Reply to post: Re: Just kill ALL code in a browser.

Hate to ruin your day, but... Boffins cook up fresh Meltdown, Spectre CPU design flaw exploits

Lee D Silver badge

Re: Just kill ALL code in a browser.

No, I think the lesson is "don't try to get clever for the sake of performance".

Meltdown was caused by lack of security checks on speculatively executed instructions. If you're going to speculatively execute, why would you handle the instruction any different to when you normally execute it? That's a disaster waiting to happen and people knew it.

Spectre is the same except instructions are executed that give away information to the process about what happened. Again... this shouldn't be possible. To any process running, why is it ever made aware of the results of a speculative execution? By definition, that execution shouldn't be detectable or it's not "speculative", it's literally execution and rollback.

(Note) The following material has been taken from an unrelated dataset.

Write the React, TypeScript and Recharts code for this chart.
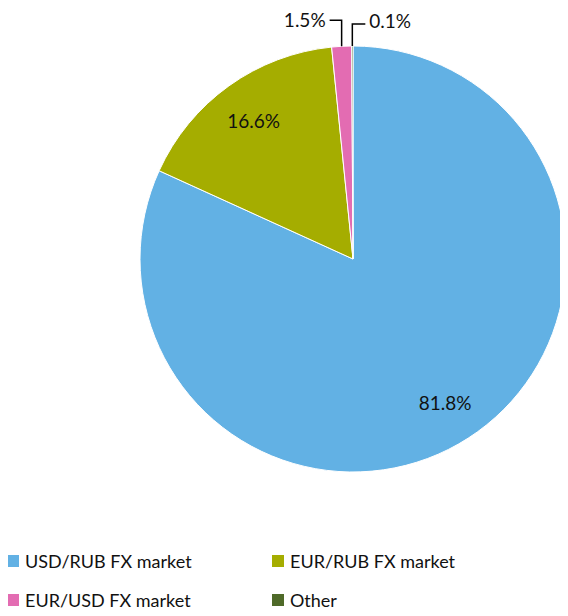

The latter is more subtle, but both are the product of not executing speculatively at all... but actually just executing. And in the former case, executing without the same security boundaries.

They were also known about for quite a long time, people have been saying it's ripe for attack for years along exactly these kinds of lines (I think people actually expected Spectre more than Meltdown, to be honest - a side-channel attack on such a process is much more easily predicted than an abject failure to apply memory protection).

If you can't execute arbitrary code as an ordinary user without compromise, your system is flawed as a general purpose operating system running on a general purpose computer. That's not to say that you let your users do what they like - appropriate security controls should ensure they can only interfere and trash their own stuff, not anything else, however. But we still live in an age where thousands of users sharing a machine aren't contained, isolated, bottled, virtualised and removed from the hardware such that it doesn't matter what they do. This is something we learned in the early mainframe days.

Sure, it costs on performance to do things properly. But in the days of 2GHz processors being "the norm" despite much faster processors existing, performance isn't actually our top concern any more. But billions of machines in the hands of idiots who'll click anything is. Rather than say "Ah, well,t hey shouldn't have clicked that", it's time to make a processor, architecture and OS where it DOESN'T MATTER that they clicked something... it can't break out of its process, memory space, virtualised filesystem (with no user files by default until the user puts them in that program), etc.

We're designing systems on the basis that every user is a computer expert who religiously verifies every code source they ever see, while putting a smartphone in everyone's pocket for £20.